Errors that prevent a long-running operation from starting must return an error response (AIP-193), similar to any other method.

Errors that occur over the course of an operation may be placed in the metadata message. The errors themselves must still be represented with a google.rpc.Status object.

Backwards compatibility

Changing either the response_type or metadata_type of a long-running operation is a breaking change.

Rationale

Validate-only behavior

The guidance for validate-only responses comes from a tension between clients, which benefit from "fully formed" operations that can be treated uniformly, and servers, which don't wish to maintain additional state for trivial operations. It seems counterintuitive that just validating a request should generate more state, but a full operation response that can be fetched later would either require that or "special" singleton operation IDs.
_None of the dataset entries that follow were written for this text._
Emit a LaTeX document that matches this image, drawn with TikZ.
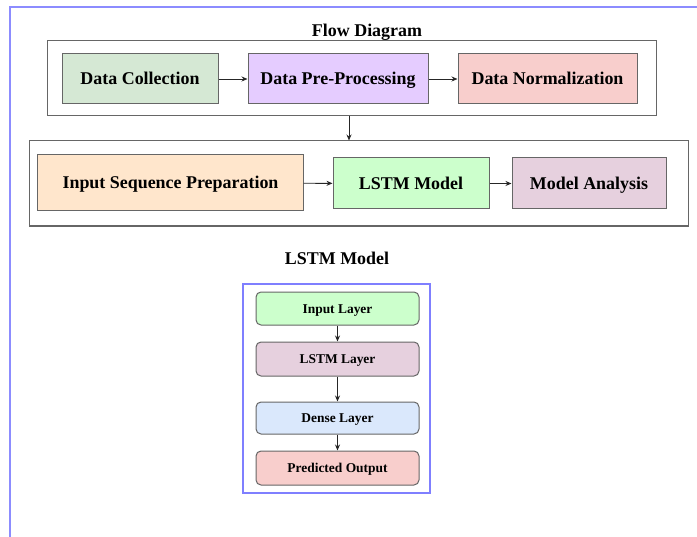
\documentclass[tikz,border=0pt]{standalone}
\usepackage{fontspec}
\setmainfont{Liberation Serif}
\usetikzlibrary{arrows.meta}
\definecolor{pageblue}{HTML}{8C8CFF}
\definecolor{boxblue}{HTML}{7F7FFF}
\definecolor{edge}{HTML}{666666}
\definecolor{cgreen}{HTML}{D5E8D4}
\definecolor{cviolet}{HTML}{E5CCFF}
\definecolor{cred}{HTML}{F8CECC}
\definecolor{corange}{HTML}{FFE6CC}
\definecolor{clime}{HTML}{CCFFCC}
\definecolor{cmauve}{HTML}{E6D0DE}
\definecolor{cblue}{HTML}{DAE8FC}
\tikzset{
  bigbox/.style={draw=edge, line width=1bp, inner sep=0pt, text height=12.5bp, text depth=0.5bp, font=\bfseries\fontsize{18}{20}\selectfont},
  layerbox/.style={draw=edge, line width=1bp, rounded corners=5bp, inner sep=0pt, minimum width=163bp, text height=9.5bp, text depth=0.5bp, font=\bfseries\fontsize{13.5}{15}\selectfont},
  container/.style={draw=edge, line width=1bp, inner sep=0pt},
  titletext/.style={font=\bfseries\fontsize{18}{20}\selectfont, inner sep=0pt},
  arr/.style={-{Stealth[length=6bp,width=5bp]}, line width=0.9bp, draw=black!85}
}
\begin{document}
\begin{tikzpicture}[x=1bp,y=-1bp]
\useasboundingbox (0,0) rectangle (697,537);
\fill[white] (0,0) rectangle (697,537);
% page border
\draw[pageblue, line width=2bp] (10,537) -- (10,7) -- (697,7);
% flow diagram top container
\node[titletext] (t1) at (367,32) {Flow Diagram};
\node[container, minimum width=608bp, minimum height=75bp] (fd) at (352,78.5) {};
\node[bigbox, fill=cgreen, minimum width=156bp, minimum height=50bp] (dc) at (140,79) {Data Collection};
\node[bigbox, fill=cviolet, minimum width=180bp, minimum height=50bp] (dp) at (338,79) {Data Pre-Processing};
\node[bigbox, fill=cred, minimum width=179bp, minimum height=50bp] (dn) at (547.5,79) {Data Normalization};
\draw[arr] (dc) -- (dp);
\draw[arr] (dp) -- (dn);
% second container
\node[container, minimum width=658bp, minimum height=85bp] (md) at (359,183.5) {};
\coordinate (c1) at (349,116);
\draw[arr] (c1) -- (c1 |- md.north);
\node[bigbox, fill=corange, minimum width=265bp, minimum height=56bp] (isp) at (170.5,183) {Input Sequence Preparation};
\node[bigbox, fill=clime, minimum width=156bp, minimum height=51bp] (lm) at (411,183.5) {LSTM Model};
\node[bigbox, fill=cmauve, minimum width=154bp, minimum height=51bp] (ma) at (589,183.5) {Model Analysis};
\draw[arr] (isp) -- (lm);
\draw[arr] (lm) -- (ma);
% LSTM model detail
\node[titletext] (t2) at (337,258) {LSTM Model};
\node[draw=boxblue, line width=1.2bp, minimum width=187bp, minimum height=209bp, inner sep=0pt] (lb) at (336.5,388.5) {};
\node[layerbox, fill=clime, minimum height=33bp] (il) at (337.5,308.5) {Input Layer};
\node[layerbox, fill=cmauve, minimum height=34bp] (ll) at (337.5,359) {LSTM Layer};
\node[layerbox, fill=cblue, minimum height=32bp] (dl) at (337.5,418) {Dense Layer};
\node[layerbox, fill=cred, minimum height=34bp] (po) at (337.5,468) {Predicted Output};
\draw[arr] (il) -- (ll);
\draw[arr] (ll) -- (dl);
\draw[arr] (dl) -- (po);
\end{tikzpicture}
\end{document}
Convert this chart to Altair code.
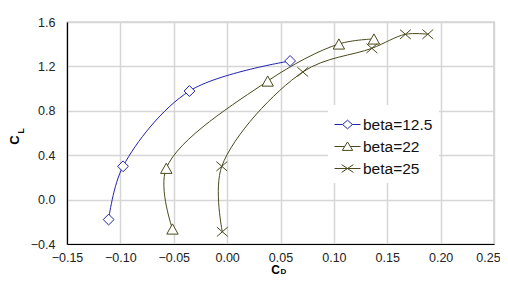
import altair as alt
import pandas as pd

series_names = ["beta=12.5", "beta=22", "beta=25"]

cd_125 = [-0.111, -0.0975, -0.0353, 0.059]
cl_125 = [-0.18, 0.30, 0.978, 1.249]

cd_22 = [-0.0512, -0.057, 0.038, 0.1047, 0.1375]
cl_22 = [-0.265, 0.282, 1.068, 1.402, 1.447]

cd_25 = [-0.0045, -0.005, 0.0709, 0.1356, 0.167, 0.188]
cl_25 = [-0.29, 0.30, 1.15, 1.363, 1.489, 1.49]

x_ticks = [-0.15, -0.10, -0.05, 0.00, 0.05, 0.10, 0.15, 0.20, 0.25]
y_ticks = [-0.4, 0.0, 0.4, 0.8, 1.2, 1.6]

colors = ["#1f22ad", "#4a4a1c", "#4a4a1c"]

rows = []
for name, xs, ys in zip(series_names, [cd_125, cd_22, cd_25], [cl_125, cl_22, cl_25]):
    for i, (a, b) in enumerate(zip(xs, ys)):
        rows.append({"series": name, "cd": a, "cl": b, "idx": i})
df = pd.DataFrame(rows)

FONT = "Liberation Sans"

point_paths = [
    "M0,-0.9L0.9,0L0,0.9L-0.9,0Z",
    "M0,-0.85L0.95,0.85L-0.95,0.85Z",
    "M-0.9,-0.78L0.9,0.78M-0.9,0.78L0.9,-0.78",
]
legend_paths = [
    "M-1,0L-0.38,0M0.38,0L1,0M0,-0.33L0.38,0L0,0.33L-0.38,0Z",
    "M-1,0L-0.215,0M0.215,0L1,0M0,-0.35L0.4,0.3L-0.4,0.3Z",
    "M-1,0L1,0M-0.45,-0.3L0.45,0.3M-0.45,0.3L0.45,-0.3",
]

xenc = alt.X("cd:Q", scale=alt.Scale(domain=[-0.15, 0.25], nice=False, zero=False),
             axis=alt.Axis(values=x_ticks, format=".2f", title=None, ticks=False,
                           labelFontSize=12.5, labelFont=FONT, labelColor="#222",
                           labelPadding=7, domainColor="#000", domainWidth=1.2,
                           gridColor="#d6d6d6", gridWidth=1.5, labelFlush=False,
                           labelOffset={"condition": {"test": "datum.value >= 0.249", "value": -6},
                                        "value": 0}))
yenc = alt.Y("cl:Q", scale=alt.Scale(domain=[-0.4, 1.6], nice=False, zero=False),
             axis=alt.Axis(values=y_ticks, format=".1f", title=None, ticks=False,
                           labelFontSize=12.5, labelFont=FONT, labelColor="#222",
                           labelPadding=12, domainColor="#000", domainWidth=1.2,
                           gridColor="#d6d6d6", gridWidth=1.5, labelFlush=False))
cscale = alt.Scale(domain=series_names, range=colors)

base = alt.Chart(df)

lines = base.mark_line(interpolate="catmull-rom", strokeWidth=1).encode(
    x=xenc, y=yenc,
    color=alt.Color("series:N", scale=cscale, legend=None),
    order="idx:Q",
    detail="series:N",
)

points = base.mark_point(filled=False, fill="white", strokeWidth=1, size=144, opacity=1).encode(
    x=xenc, y=yenc,
    color=alt.Color("series:N", scale=cscale, legend=None),
    shape=alt.Shape("series:N", scale=alt.Scale(domain=series_names, range=point_paths), legend=None),
)

leg = alt.Legend(title=None, orient="none", legendX=261, legendY=83,
                 fillColor="white", padding=6,
                 symbolSize=676, symbolStrokeWidth=1,
                 symbolFillColor="white", symbolOpacity=1,
                 labelFontSize=15.5, labelFont=FONT, labelColor="#111",
                 labelOffset=2, rowPadding=0)

legend_layer = base.mark_point(filled=False, opacity=0, size=10).encode(
    x=xenc, y=yenc,
    color=alt.Color("series:N", scale=cscale, legend=leg),
    shape=alt.Shape("series:N", scale=alt.Scale(domain=series_names, range=legend_paths),
                    legend=leg),
)

tdf = pd.DataFrame({"t": ["C"]})
yC = alt.Chart(tdf).mark_text(text="C", font=FONT, fontWeight="bold", fontSize=13, angle=270,
                              baseline="middle", align="center", color="#000").encode(
    x=alt.value(-52), y=alt.value(118))
yL = alt.Chart(tdf).mark_text(text="L", font=FONT, fontWeight="bold", fontSize=8.5, angle=270,
                              baseline="middle", align="center", color="#000").encode(
    x=alt.value(-46.5), y=alt.value(109))
xC = alt.Chart(tdf).mark_text(text="C", font=FONT, fontWeight="bold", fontSize=12,
                              baseline="middle", align="center", color="#000").encode(
    x=alt.value(208.5), y=alt.value(247.6))
xD = alt.Chart(tdf).mark_text(text="D", font=FONT, fontWeight="bold", fontSize=8,
                              baseline="middle", align="center", color="#000").encode(
    x=alt.value(216.5), y=alt.value(249.5))

chart = alt.layer(lines, points, legend_layer, yC, yL, xC, xD).resolve_scale(
    shape="independent", color="independent"
).properties(
    width=427, height=222,
    autosize=alt.AutoSizeParams(type="none"),
    padding={"left": 59, "top": 14, "right": 6, "bottom": 31},
    background="white",
).configure_view(
    stroke="#808080", strokeWidth=1.2
)

chart.save("out.html", embed_options={"renderer": "svg", "actions": False})
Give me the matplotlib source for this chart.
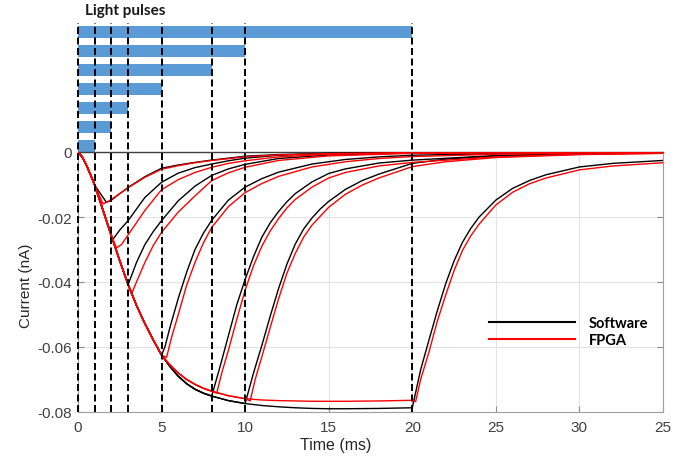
import matplotlib
matplotlib.use("Agg")
import matplotlib.pyplot as plt
import numpy as np

# ---------------- data ----------------
pulse_durations = [20, 10, 8, 5, 3, 2, 1]          # bars, top to bottom
pulse_ends = [0, 1, 2, 3, 5, 8, 10, 20]            # dashed markers

# rising (light on) envelope
env_t = [0, 0.25, 0.5, 0.75, 1, 1.5, 2, 2.5, 3, 3.5, 4, 4.5, 5, 5.5, 6, 6.5, 7, 7.5, 8,
         9, 10, 11, 12, 13, 14, 15, 16, 18, 20]
env_sw = [0, -0.0015, -0.0040, -0.0070, -0.0102, -0.0180, -0.0258, -0.0335, -0.0408,
          -0.0472, -0.0528, -0.0578, -0.0625, -0.0660, -0.0690, -0.0713, -0.0730,
          -0.0742, -0.0751, -0.0765, -0.0774, -0.0780, -0.0784, -0.0787, -0.0789,
          -0.0790, -0.0790, -0.0789, -0.0787]
env_fpga = [0, -0.0015, -0.0040, -0.0070, -0.0102, -0.0180, -0.0258, -0.0335, -0.0408,
            -0.0472, -0.0528, -0.0578, -0.0625, -0.0655, -0.0680, -0.0700, -0.0715,
            -0.0727, -0.0736, -0.0750, -0.0759, -0.0763, -0.0765, -0.0766, -0.0767,
            -0.0767, -0.0767, -0.0766, -0.0764]

# decay (light off) parts: software
sw_t_1 = [1, 1.7, 2, 2.5, 3, 4, 5, 6, 7, 8, 10, 12, 15, 20, 35]
sw_i_1 = [-0.0102, -0.0155, -0.0148, -0.0128, -0.0109, -0.0076, -0.0050, -0.0040,
          -0.0032, -0.0025, -0.0013, -0.0008, -0.0004, -0.0002, 0.0]
sw_t_2 = [2, 2.1, 2.5, 3, 4, 5, 6, 7, 8, 9, 10, 12, 15, 20, 35]
sw_i_2 = [-0.0258, -0.0268, -0.0240, -0.0211, -0.0140, -0.0093, -0.0065, -0.0048,
          -0.0037, -0.0027, -0.0019, -0.0010, -0.0005, -0.0002, 0.0]
sw_t_3 = [3, 3.5, 4, 4.5, 5, 6, 7, 8, 9, 10, 12, 15, 20, 25, 35]
sw_i_3 = [-0.0408, -0.0340, -0.0285, -0.0245, -0.0211, -0.0150, -0.0105, -0.0072,
          -0.0052, -0.0038, -0.0020, -0.0009, -0.0003, -0.0001, 0.0]
sw_t_5 = [5, 5.2, 5.5, 6, 6.5, 7, 7.5, 8, 9, 10, 11, 12, 14, 16, 18, 20, 25, 30, 35]
sw_i_5 = [-0.0625, -0.0600, -0.0540, -0.0450, -0.0370, -0.0300, -0.0250, -0.0210,
          -0.0148, -0.0108, -0.0082, -0.0062, -0.0037, -0.0023, -0.0015, -0.0010,
          -0.0005, -0.0002, -0.0001]
sw_t_8 = [8, 8.5, 9, 9.5, 10, 10.5, 11, 11.5, 12, 12.5, 13, 14, 15, 16, 18, 20, 25, 30, 35]
sw_i_8 = [-0.0751, -0.0660, -0.0565, -0.0470, -0.0392, -0.0322, -0.0262, -0.0218,
          -0.0183, -0.0153, -0.0128, -0.0092, -0.0066, -0.0052, -0.0034, -0.0025,
          -0.0011, -0.0005, -0.0003]
sw_t_10 = [10, 10.5, 11, 11.5, 12, 12.5, 13, 13.5, 14, 14.5, 15, 16, 17, 18, 20, 22, 25, 30, 35]
sw_i_10 = [-0.0774, -0.0680, -0.0595, -0.0505, -0.0420, -0.0345, -0.0283, -0.0237,
           -0.0203, -0.0175, -0.0152, -0.0115, -0.0088, -0.0068, -0.0035, -0.0022,
           -0.0012, -0.0006, -0.0003]
sw_t_20 = [20, 20.5, 21, 21.5, 22, 22.5, 23, 23.5, 24, 25, 26, 27, 28, 30, 32, 35]
sw_i_20 = [-0.0787, -0.0670, -0.0578, -0.0488, -0.0405, -0.0335, -0.0278, -0.0235,
           -0.0200, -0.0148, -0.0112, -0.0088, -0.0070, -0.0046, -0.0035, -0.0026]

# decay parts: FPGA
fp_t_1 = [1, 1.5, 1.8, 2, 2.5, 3, 4, 5, 6, 7, 8, 10, 12, 15, 20, 35]
fp_i_1 = [-0.0102, -0.0160, -0.0152, -0.0146, -0.0128, -0.0110, -0.0078, -0.0053,
          -0.0042, -0.0033, -0.0026, -0.0015, -0.0009, -0.0005, -0.0002, 0.0]
fp_t_2 = [2, 2.3, 2.6, 3, 4, 5, 6, 7, 8, 9, 10, 12, 15, 20, 35]
fp_i_2 = [-0.0258, -0.0295, -0.0285, -0.0255, -0.0180, -0.0116, -0.0085, -0.0063,
          -0.0047, -0.0035, -0.0027, -0.0015, -0.0007, -0.0003, 0.0]
fp_t_3 = [3, 3.2, 3.5, 4, 4.5, 5, 6, 7, 8, 9, 10, 12, 15, 20, 25, 35]
fp_i_3 = [-0.0408, -0.0437, -0.0400, -0.0340, -0.0288, -0.0247, -0.0185, -0.0135,
          -0.0088, -0.0064, -0.0047, -0.0026, -0.0012, -0.0004, -0.0002, 0.0]
fp_t_5 = [5, 5.3, 5.6, 6, 6.5, 7, 7.5, 8, 9, 10, 11, 12, 14, 16, 18, 20, 25, 30, 35]
fp_i_5 = [-0.0625, -0.0632, -0.0570, -0.0500, -0.0410, -0.0340, -0.0280, -0.0232,
          -0.0168, -0.0125, -0.0097, -0.0075, -0.0046, -0.0030, -0.0020, -0.0014,
          -0.0007, -0.0003, -0.0002]
fp_t_8 = [8, 8.3, 8.6, 9, 9.5, 10, 10.5, 11, 11.5, 12, 12.5, 13, 14, 15, 16, 18, 20, 25, 30, 35]
fp_i_8 = [-0.0736, -0.0742, -0.0680, -0.0610, -0.0515, -0.0425, -0.0350, -0.0290,
          -0.0243, -0.0205, -0.0172, -0.0146, -0.0108, -0.0080, -0.0063, -0.0043,
          -0.0032, -0.0015, -0.0007, -0.0004]
fp_t_10 = [10, 10.3, 10.6, 11, 11.5, 12, 12.5, 13, 13.5, 14, 15, 16, 17, 18, 20, 22, 25, 30, 35]
fp_i_10 = [-0.0759, -0.0766, -0.0700, -0.0630, -0.0540, -0.0452, -0.0373, -0.0312,
           -0.0262, -0.0225, -0.0170, -0.0130, -0.0102, -0.0080, -0.0045, -0.0030,
           -0.0017, -0.0008, -0.0004]
fp_t_20 = [20, 20.2, 20.5, 21, 21.5, 22, 22.5, 23, 23.5, 24, 25, 26, 27, 28, 30, 32, 35]
fp_i_20 = [-0.0764, -0.0768, -0.0700, -0.0615, -0.0520, -0.0440, -0.0365, -0.0303,
           -0.0258, -0.0222, -0.0163, -0.0124, -0.0098, -0.0080, -0.0055, -0.0043,
           -0.0033]

xtick_vals = [0, 5, 10, 15, 20, 25, 30, 35]
xtick_labels = ['0', '5', '10', '15', '20', '25', '30', '25']
ytick_vals = [0, -0.02, -0.04, -0.06, -0.08]
ytick_labels = ['0', '-0.02', '-0.04', '-0.06', '-0.08']

sw_decays = {1: (sw_t_1, sw_i_1), 2: (sw_t_2, sw_i_2), 3: (sw_t_3, sw_i_3),
             5: (sw_t_5, sw_i_5), 8: (sw_t_8, sw_i_8), 10: (sw_t_10, sw_i_10),
             20: (sw_t_20, sw_i_20)}
fp_decays = {1: (fp_t_1, fp_i_1), 2: (fp_t_2, fp_i_2), 3: (fp_t_3, fp_i_3),
             5: (fp_t_5, fp_i_5), 8: (fp_t_8, fp_i_8), 10: (fp_t_10, fp_i_10),
             20: (fp_t_20, fp_i_20)}

# ---------------- figure ----------------
plt.rcParams['font.family'] = ['Liberation Sans', 'DejaVu Sans']
fig = plt.figure(figsize=(7.0, 4.6), dpi=100)
ax = fig.add_axes([78/700, 1-413/460, 585/700, 260/460])

ax.set_xlim(0, 35)
ax.set_ylim(-0.08, 0)

def full_curve(env_i, decay, D):
    t = [tt for tt in env_t if tt < D]
    i = [ii for tt, ii in zip(env_t, env_i) if tt < D]
    return t + list(decay[0]), i + list(decay[1])

for D in sorted(sw_decays):
    t, i = full_curve(env_sw, sw_decays[D], D)
    ax.plot(t, i, color='black', lw=1.0, zorder=3)
for D in sorted(fp_decays):
    t, i = full_curve(env_fpga, fp_decays[D], D)
    ax.plot(t, i, color='#ff0000', lw=1.0, zorder=4)

# legend
h1, = ax.plot([], [], color='black', lw=1.5, label='Software')
h2, = ax.plot([], [], color='#ff0000', lw=1.5, label='FPGA')
leg = ax.legend(handles=[h1, h2], loc='upper left', bbox_to_anchor=(0.703, 0.368),
                frameon=False, handlelength=5.9, handletextpad=0.95, labelspacing=0.2,
                borderpad=0, borderaxespad=0,
                prop={'family': ['Lato', 'DejaVu Sans'], 'weight': 'bold', 'size': 10.5})

# light pulse bars (above the axes)
bar_h = 0.0037
bar_base = 0.00178
bar_step = 0.00585
n = len(pulse_durations)
for k, d in enumerate(pulse_durations):
    yc = bar_base + (n - 1 - k) * bar_step
    b = ax.barh(yc, d, height=bar_h, left=0, color='#5b9bd5', clip_on=False, zorder=2)
    for r in b:
        r.set_clip_on(False)

# dashed markers
for t0 in pulse_ends:
    ax.plot([t0, t0], [-0.08, 0.0397], color='black', lw=1.4, ls=(0, (3.6, 1.8)),
            clip_on=False, zorder=5)

# axes styling
ax.set_xticks(xtick_vals)
ax.set_xticklabels(xtick_labels)
ax.set_yticks(ytick_vals)
ax.set_yticklabels(ytick_labels)
ax.tick_params(direction='in', length=4, width=0.8, colors='#8c8c8c',
               labelcolor='#404040', labelsize=11, right=True, top=False)
ax.tick_params(axis='y', pad=4.5)
ax.tick_params(axis='x', pad=6)
ax.grid(True, color='#e3e3e3', lw=0.8, zorder=0)
ax.set_axisbelow(True)
for s in ['left', 'bottom', 'right']:
    ax.spines[s].set_color('#a0a0a0')
ax.spines['top'].set_color('#404040')
ax.spines['top'].set_linewidth(1.0)

ax.set_xlabel('Time (ms)', fontsize=11.5, color='#262626')
ax.xaxis.set_label_coords((336-78)/585, -0.098)
ax.set_ylabel('Current (nA)', fontsize=11, color='#262626')
ax.yaxis.set_label_coords((33-78)/585, 0.49)

fig.text(125.5/700, 1-10.5/460, 'Light pulses', ha='center', va='center',
         family=['Lato', 'DejaVu Sans'], weight='bold', fontsize=11, color='#1a1a1a')

fig.savefig('out.png', dpi=100)
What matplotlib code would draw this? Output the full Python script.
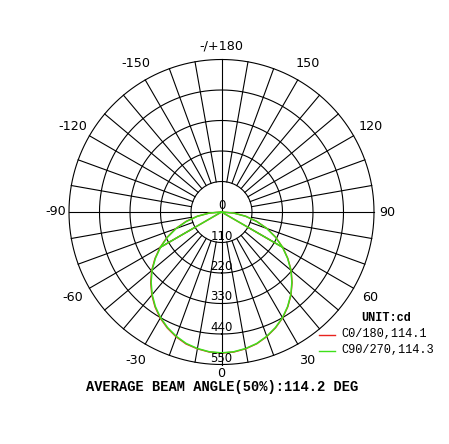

The guidance provided is a compromise: by returning a "done" operation, clients can use existing logic to check that the operation has completed successfully (and therefore doesn't need to be fetched for an updated status) but server don't need to maintain any additional state.

Changelog

  • 2024-04-23: Provided pattern for validation on RPCs returning long-running operations.
  • 2022-05-31: Added compatibility section.
  • 2020-08-24: Clarified that responses are not streaming responses.
  • 2020-06-24: Added guidance for parallel operations.
  • 2020-03-20: Clarified that both response_type and metadata_type are required.
  • 2019-11-22: Added a short explanation of what metadata_type is for.
  • 2019-09-23: Added guidance on errors.
  • 2019-08-23: Added guidance about fully-qualified message names when the message name is in another package.
  • 2019-08-01: Changed the examples from "shelves" to "publishers", to present a better example of resource ownership.